«Non è mai stato tanto facile scegliere», ha detto Lula sabato a São Paulo, nel suo discorso per il lancio ufficiale della sua candidatura. Quasi quattro anni sono passati dalla presunta «scelta molto difficile» – quella tra lui e Bolsonaro – di cui parlavano i mezzi di comunicazione in mano alle élite, alla vigilia delle elezioni del 2018, per poi aderire al fascismo bolsonarista.

MA DI FRONTE alla stessa alternativa di allora – Lula o Bolsonaro – a cui si ritroverà di fronte il prossimo ottobre la popolazione brasiliana, nessun dubbio è più ammissibile. Perché ora è evidente a tutti, ha sottolineato Lula, che la scelta è tra «la verità e le sette menzogne al giorno» raccontate dal presidente più bugiardo della storia brasiliana, tra «la tolleranza e l’oscurantismo», tra «la cultura e i fucili», tra «lo Stato del benessere sociale e lo Stato minimo, lo Stato che nega il minimo alla maggioranza della popolazione». Tra democrazia e la minaccia molto concreta di un golpe: da tempo Bolsonaro ripete di non fidarsi del sistema di voto elettronico, e si teme possa rifiutarsi di accettare un’eventuale sconfitta. Timore aggravato dall’allineamento con la posizione del presidente dei militari, che hanno presentato al Tribunale elettorale ben 88 critiche relative al sistema elettronico che riprendono le contestazioni di Bolsonaro.

Il biglietto da visita con cui si presenta Lula invece è l’eredità dei suoi governi, quella «crescita economica con inclusione sociale» di cui a ragione ha ricordato i successi, per quanto omettendone i limiti pur evidenti. «Il Brasile – ha detto – era diventato la sesta maggiore economia del pianeta e, allo stesso tempo, un riferimento mondiale nella lotta all’estrema povertà e alla fame». Tutti risultati vanificati dall’attuale governo, responsabile – tra infiniti altri passi indietro – del ritorno del paese nella «mappa della fame delle Nazioni unite da cui era uscito nel 2014 per la prima volta nella storia».

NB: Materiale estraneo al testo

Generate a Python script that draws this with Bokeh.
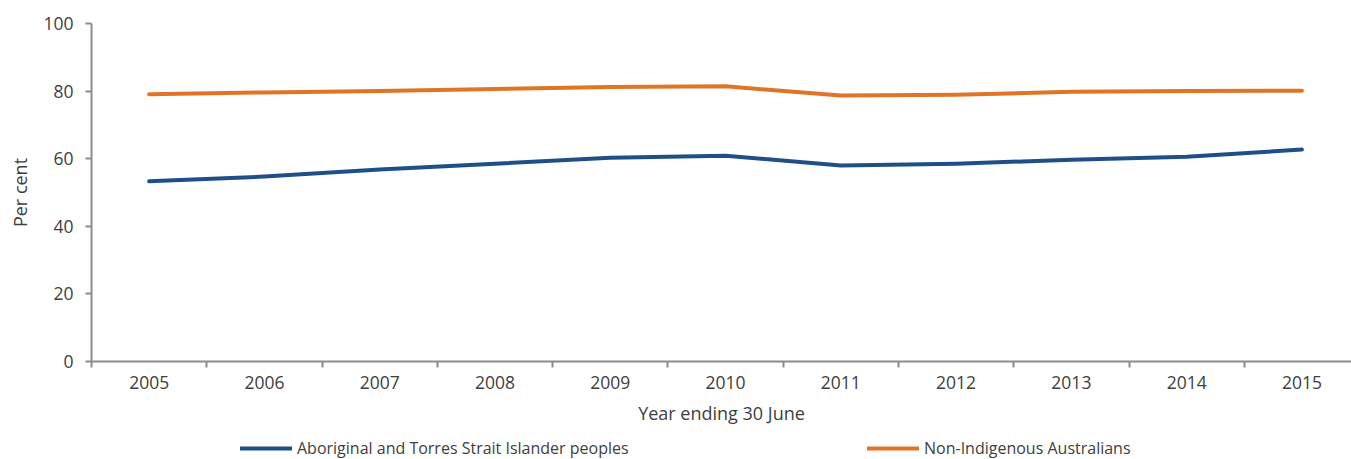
from bokeh.plotting import figure
from bokeh.layouts import column
from bokeh.models import Range1d, FixedTicker, Legend, LegendItem, ColumnDataSource
from bokeh.embed import file_html
from bokeh.resources import INLINE

# ---- data ----
years = [2005, 2006, 2007, 2008, 2009, 2010, 2011, 2012, 2013, 2014, 2015]
indigenous = [53.3, 54.7, 56.8, 58.5, 60.3, 60.9, 58.0, 58.5, 59.7, 60.6, 62.7]
non_indigenous = [79.1, 79.6, 80.0, 80.6, 81.2, 81.4, 78.7, 78.9, 79.8, 80.0, 80.1]
y_ticks = [0, 20, 40, 60, 80, 100]
series_names = ["Aboriginal and Torres Strait Islander peoples", "Non-Indigenous Australians"]
x_title = "Year ending 30 June"
y_title = "Per cent"

BLUE = "#1F4E89"
ORANGE = "#E07528"
AXIS = "#8C8C8C"
TEXT = "#404040"
FONT = "Open Sans"

src = ColumnDataSource(data=dict(year=years, ind=indigenous, non=non_indigenous))

p = figure(width=1351, height=437, output_backend="svg", toolbar_location=None,
           x_range=Range1d(2004.5, 2015.43), y_range=Range1d(0, 100),
           min_border_left=91, min_border_top=23, min_border_right=0, min_border_bottom=76)
p.outline_line_color = None
p.grid.visible = False
p.background_fill_color = "white"
p.border_fill_color = "white"

r1 = p.line("year", "ind", source=src, line_color=BLUE, line_width=4, line_cap="round", line_join="round")
r2 = p.line("year", "non", source=src, line_color=ORANGE, line_width=4, line_cap="round", line_join="round")

# x axis
xa = p.xaxis[0]
xa.ticker = FixedTicker(ticks=years, minor_ticks=[y - 0.5 for y in years] + [years[-1] + 0.5])
xa.major_tick_out = 0
xa.major_tick_in = 0
xa.minor_tick_out = 6
xa.minor_tick_in = 0
xa.minor_tick_line_color = AXIS
xa.minor_tick_line_width = 2
xa.axis_line_color = AXIS
xa.axis_line_width = 2
xa.major_label_standoff = 8
xa.axis_label = x_title
xa.axis_label_standoff = 9
xa.axis_label_text_font_style = "normal"

# y axis
ya = p.yaxis[0]
ya.ticker = FixedTicker(ticks=y_ticks)
ya.minor_tick_line_color = None
ya.major_tick_out = 6
ya.major_tick_in = 0
ya.major_tick_line_color = AXIS
ya.major_tick_line_width = 2
ya.axis_line_color = AXIS
ya.axis_line_width = 2
ya.major_label_standoff = 12
ya.axis_label = y_title
ya.axis_label_standoff = 8
ya.axis_label_text_font_style = "normal"

for ax in (xa, ya):
    ax.major_label_text_font = FONT
    ax.major_label_text_font_size = "17.5px"
    ax.major_label_text_color = TEXT
    ax.axis_label_text_font = FONT
    ax.axis_label_text_font_size = "18px"
    ax.axis_label_text_color = TEXT

# ---- legend strip (a second figure; its lines fall outside its own range) ----
p2 = figure(width=1351, height=22, output_backend="svg", toolbar_location=None,
            x_axis_location=None, y_axis_location=None,
            x_range=Range1d(0, 1), y_range=Range1d(0, 1),
            min_border=0, min_border_left=0, min_border_right=0, min_border_top=0, min_border_bottom=0)
p2.outline_line_color = None
p2.grid.visible = False
p2.background_fill_color = "white"
p2.border_fill_color = "white"
d1 = p2.line("year", "ind", source=src, line_color=BLUE, line_width=4, line_cap="round")
d2 = p2.line("year", "non", source=src, line_color=ORANGE, line_width=4, line_cap="round")

def make_legend(label, rend, loc):
    return Legend(items=[LegendItem(label=label, renderers=[rend])], location=loc,
                  glyph_width=52, glyph_height=22, label_standoff=5, padding=0, margin=0,
                  border_line_color=None, background_fill_alpha=0,
                  label_text_font=FONT, label_text_font_size="16px", label_text_color=TEXT,
                  label_height=22)

p2.add_layout(make_legend(series_names[0], d1, (149, 0)))
p2.add_layout(make_legend(series_names[1], d2, (776, 0)))

layout = column(p, p2, spacing=0)
open("out.html", "w").write(file_html(layout, INLINE))
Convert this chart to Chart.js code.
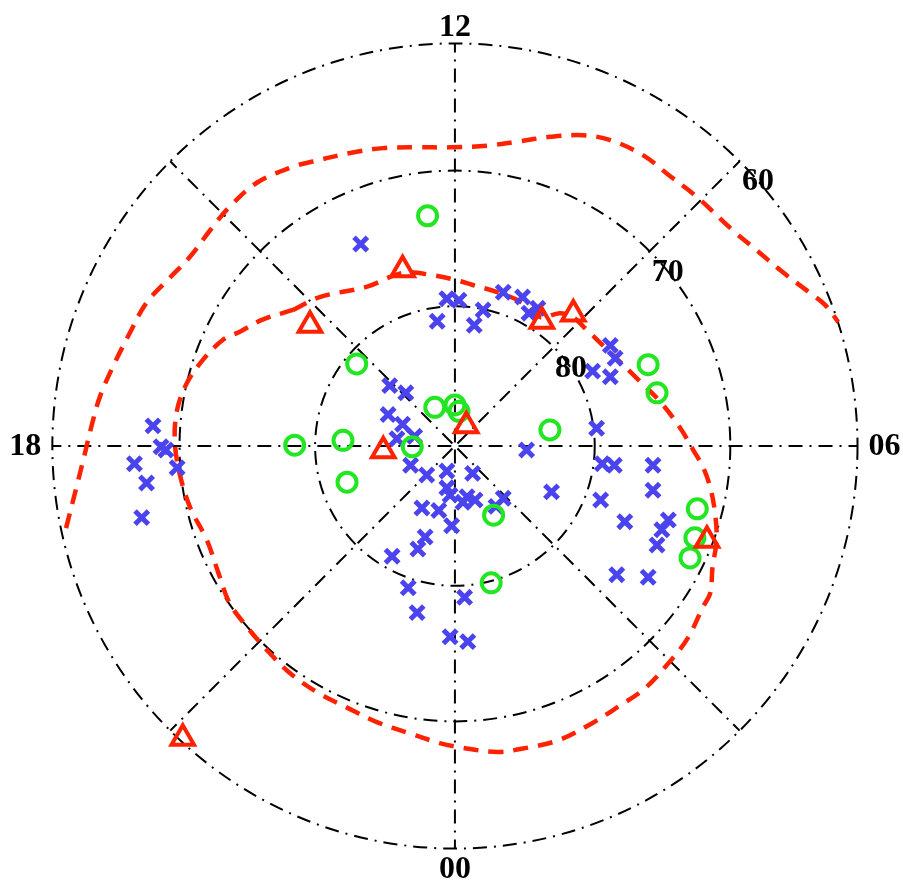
<!DOCTYPE html>
<html>
<head>
<meta charset="utf-8">
<script src="https://cdn.jsdelivr.net/npm/chart.js@4.4.1/dist/chart.umd.min.js"></script>
<style>
  html, body { margin: 0; padding: 0; background: #fff; }
  #wrap { width: 903px; height: 882px; }
</style>
</head>
<body>
<div id="wrap"><canvas id="polarChart"></canvas></div>
<script>
// positions on the polar plane: r = 100*cos(lat), x toward 06 MLT, y toward 12 MLT
const crossX = [-37.5, -36.5, -35.9, -39.8, -34.5, -38.3, -38.9, -11.7, -1.0, 0.5, -2.2, 3.5, 2.4, 6.0, 8.4, 9.2,
  10.3, 19.3, 19.9, 17.1, 19.3, 17.6, 18.3, 19.8, 24.6, 24.6, 18.1, 21.1, 26.5, 25.7, 25.1, 20.1, 24.0,
  -8.1, -6.1, -8.3, -6.5, -5.0, -7.2, -5.5, -3.5, -1.0, 2.2, -1.0, -0.6, 1.5, 2.5, 1.0, 5.1, 6.0,
  -4.1, -2.0, -0.4, -3.7, -4.6, -7.8, -5.8, -4.7, 1.2, -0.6, 1.6, 8.9, 12.0];
const crossY = [2.5, -0.1, -0.5, -2.2, -2.7, -4.6, -8.9, 25.1, 18.3, 18.1, 15.5, 16.9, 15.0, 19.1, 18.5, 16.5,
  17.1, 12.5, 10.9, 9.3, 8.6, 2.2, -2.2, -2.4, -2.4, -5.5, -6.7, -9.4, -9.2, -10.4, -12.3, -16.0, -16.3,
  7.5, 6.6, 3.9, 2.7, 1.2, 0.9, -2.4, -3.6, -3.1, -3.4, -5.2, -6.1, -6.3, -6.7, -7.0, -7.5, -6.5,
  -7.7, -8.0, -9.9, -11.3, -12.8, -13.7, -17.6, -20.7, -18.8, -23.7, -24.3, -0.5, -5.7];

const circleX = [-3.4, -12.2, -2.5, 0.0, 0.5, -5.3, -19.9, -13.9, -13.4, 11.8, 4.8, 4.5, 24.0, 25.1, 30.1, 29.8, 29.2];
const circleY = [28.6, 10.2, 4.8, 5.1, 4.3, -0.1, 0.1, 0.7, -4.5, 2.0, -8.6, -17.0, 10.1, 6.6, -7.8, -11.4, -13.9];

const triX = [-6.5, -18.0, -8.9, 1.4, 10.8, 14.7, 31.3, -33.8];
const triY = [21.9, 15.0, -0.6, 2.5, 15.5, 16.4, -11.7, -36.3];

const outerX = [-48.3, -47.0, -46.0, -45.1, -44.1, -42.5, -40.4, -38.3, -35.4, -32.9, -30.4, -28.0, -24.6, -20.1,
  -17.8, -13.0, -8.9, -4.7, -0.6, 4.0, 7.7, 11.8, 15.9, 19.3, 23.4, 26.5, 30.1, 34.5, 37.5, 40.7, 44.1, 46.0, 47.6];
const outerY = [-10.2, -5.1, -1.1, 2.6, 6.1, 9.8, 14.0, 17.8, 20.9, 23.5, 26.8, 29.7, 32.7, 34.7,
  35.3, 36.4, 37.0, 37.1, 37.1, 37.3, 37.8, 38.4, 38.6, 38.0, 36.1, 33.7, 30.9, 26.8, 24.3, 21.6, 19.0, 17.5, 15.4];

const innerX = [-20.1, -16.8, -10.9, -6.5, -2.7, 0.2, 2.2, 5.6, 8.4, 10.6, 13.0, 14.5, 16.4, 19.3, 22.6, 25.5,
  28.0, 29.6, 30.8, 31.7, 32.3, 32.5, 32.0, 31.7, 30.8, 28.9, 26.5, 23.6, 20.1, 17.1, 13.0, 8.9, 5.2, 1.0,
  -1.9, -5.6, -9.7, -13.4, -17.1, -20.5, -23.4, -25.8, -28.0, -29.4, -30.8, -32.9, -34.2, -34.8, -34.5,
  -33.3, -31.3, -28.8, -26.7, -23.9, -20.1];
const innerY = [16.9, 18.5, 19.8, 21.5, 21.2, 20.6, 20.0, 19.0, 17.8, 16.0, 16.5, 16.1, 14.4, 11.6, 8.4, 5.5,
  2.2, -0.5, -2.6, -5.1, -8.3, -11.7, -15.0, -18.3, -20.0, -23.9, -27.0, -30.1, -32.5, -34.4, -36.5, -37.5, -38.0, -37.5,
  -36.9, -35.7, -34.3, -32.5, -30.6, -28.2, -25.3, -22.5, -19.5, -15.7, -11.7, -7.6, -3.4, 0.7, 4.5,
  7.8, 10.7, 13.2, 14.2, 15.7, 16.9];

const latCircles = [80, 70, 60];
const mltLabels = ['12', '06', '00', '18'];

const toPts = (xs, ys) => xs.map((v, i) => ({ x: v, y: ys[i] }));
const rad = d => d * Math.PI / 180;

const polarGrid = {
  id: 'polarGrid',
  beforeDatasetsDraw(chart) {
    const { ctx, scales: { x, y } } = chart;
    const cx = x.getPixelForValue(0), cy = y.getPixelForValue(0);
    const len = v => x.getPixelForValue(v) - cx;
    ctx.save();
    ctx.strokeStyle = '#000';
    ctx.lineWidth = 2;
    ctx.setLineDash([14, 7, 2, 7]);
    latCircles.forEach(lat => {
      ctx.beginPath();
      ctx.arc(cx, cy, len(100 * Math.cos(rad(lat))), 0, Math.PI * 2);
      ctx.stroke();
    });
    const rOut = len(100 * Math.cos(rad(Math.min(...latCircles))));
    ctx.lineDashOffset = 5;
    for (let h = 0; h < 24; h += 3) {
      const a = rad(h * 15);
      ctx.beginPath();
      ctx.moveTo(cx + rOut * Math.sin(a), cy + rOut * Math.cos(a));
      ctx.lineTo(cx, cy);
      ctx.stroke();
    }
    ctx.restore();
  },
  afterDatasetsDraw(chart) {
    const { ctx, scales: { x, y } } = chart;
    const cx = x.getPixelForValue(0), cy = y.getPixelForValue(0);
    const len = v => x.getPixelForValue(v) - cx;
    const rOut = len(100 * Math.cos(rad(Math.min(...latCircles))));
    ctx.save();
    ctx.fillStyle = '#000';
    ctx.font = 'bold 32px "Liberation Serif", "Times New Roman", serif';
    ctx.textAlign = 'center';
    ctx.textBaseline = 'middle';
    // MLT labels around the outer circle
    const gaps = [17, 27, 20, 27];
    mltLabels.forEach((t, i) => {
      const a = rad(Number(t) * 15);
      const r = rOut + gaps[i];
      ctx.fillText(t, cx + r * Math.sin(a), cy + r * Math.cos(a) + 1);
    });
    // latitude labels next to the 09 MLT spoke
    latCircles.forEach(lat => {
      const r = len(100 * Math.cos(rad(lat)));
      const a = Math.PI / 4 - 27 / r;
      ctx.fillText(String(lat), cx + r * Math.cos(a), cy - r * Math.sin(a) + 1);
    });
    ctx.restore();
  }
};

const red = '#ff2200';
const blue = '#4b44ee';
const green = '#22e622';

new Chart(document.getElementById('polarChart'), {
  type: 'scatter',
  data: {
    datasets: [
      {
        data: toPts(triX, triY), pointStyle: 'triangle', pointRadius: 13, borderWidth: 4,
        borderColor: red, backgroundColor: 'rgba(0,0,0,0)', order: 1
      },
      {
        data: toPts(circleX, circleY), pointStyle: 'circle', pointRadius: 9.5, borderWidth: 4,
        borderColor: green, backgroundColor: 'rgba(0,0,0,0)', order: 2
      },
      {
        data: toPts(crossX, crossY), pointStyle: 'crossRot', pointRadius: 9.5, borderWidth: 5,
        borderColor: blue, backgroundColor: blue, order: 3
      },
      {
        data: toPts(outerX, outerY), showLine: true, pointRadius: 0, borderColor: red, borderWidth: 4.5,
        borderDash: [15, 10], tension: 0.35, order: 4
      },
      {
        data: toPts(innerX, innerY), showLine: true, pointRadius: 0, borderColor: red, borderWidth: 4.5,
        borderDash: [15, 10], tension: 0.35, order: 4
      }
    ]
  },
  options: {
    responsive: true,
    maintainAspectRatio: false,
    animation: false,
    layout: { padding: 0, autoPadding: false },
    plugins: { legend: { display: false }, tooltip: { enabled: false } },
    scales: {
      x: { type: 'linear', min: -56.5, max: 55.65, display: false },
      y: { type: 'linear', min: -54.16, max: 55.4, display: false }
    }
  },
  plugins: [polarGrid]
});
</script>
</body>
</html>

DINANZI AGLI ORRORI del governo Bolsonaro – dalla svendita delle imprese strategiche alla distruzione delle politiche pubbliche, dalla devastazione dell’ambiente fino alla perdita di prestigio internazionale – Lula promette il riscatto della sovranità del Brasile, la difesa del diritto a un’alimentazione di qualità, a un impiego dignitoso, al salario giusto, all’accesso alla salute e all’educazione. E, ancora, l’appoggio all’agricoltura familiare e ai piccoli produttori rurali (che i suoi precedenti governi avevano, sì, sostenuto, ma non tanto quanto l’onnipotente agribusiness), come pure il rilancio dell’integrazione latinoamericana e dei Brics e la lotta per una nuova governance globale. Non dimentica neppure la tutela delle foreste, a cominciare dall’Amazzonia, dei fiumi e della biodiversità, sebbene entro i rigidi paletti di un intoccabile modello estrattivista, come del resto aveva già chiarito nella recente intervista rilasciata al Time, quando aveva definito «irrealistico» pensare anche solo di limitarsi a sfruttare le riserve petrolifere già note. La sfida, per Lula, è piuttosto rilanciare la Petrobras come «grande impresa nazionale», sottraendola al controllo dei grandi azionisti stranieri, e fare di nuovo del Pré-Sal (gli enormi giacimenti petroliferi al largo delle coste brasiliane) «il nostro passaporto per il futuro, finanziando la salute, l’educazione e la scienza».

TUTTAVIA, AFFERMA, «la transizione verso un modello di sviluppo sostenibile è una sfida planetaria» e, su questa via, c’è «molto da imparare dai popoli indigeni, guardiani ancestrali dell’ambiente», i quali «vedono i propri territori invasi illegalmente da garimpeiros, grileiros e madeireiros». Un’accusa, quella di Lula, che segue il disperato grido di allarme lanciato dall’Hutukara Associação Yanomami sui barbari crimini commessi dai garimpeiros contro la comunità Aracaçá in Roraima e tornati alla ribalta con la denuncia, alla fine di aprile, dello stupro e dell’assassinio di una 12enne yanomami in quella stessa comunità.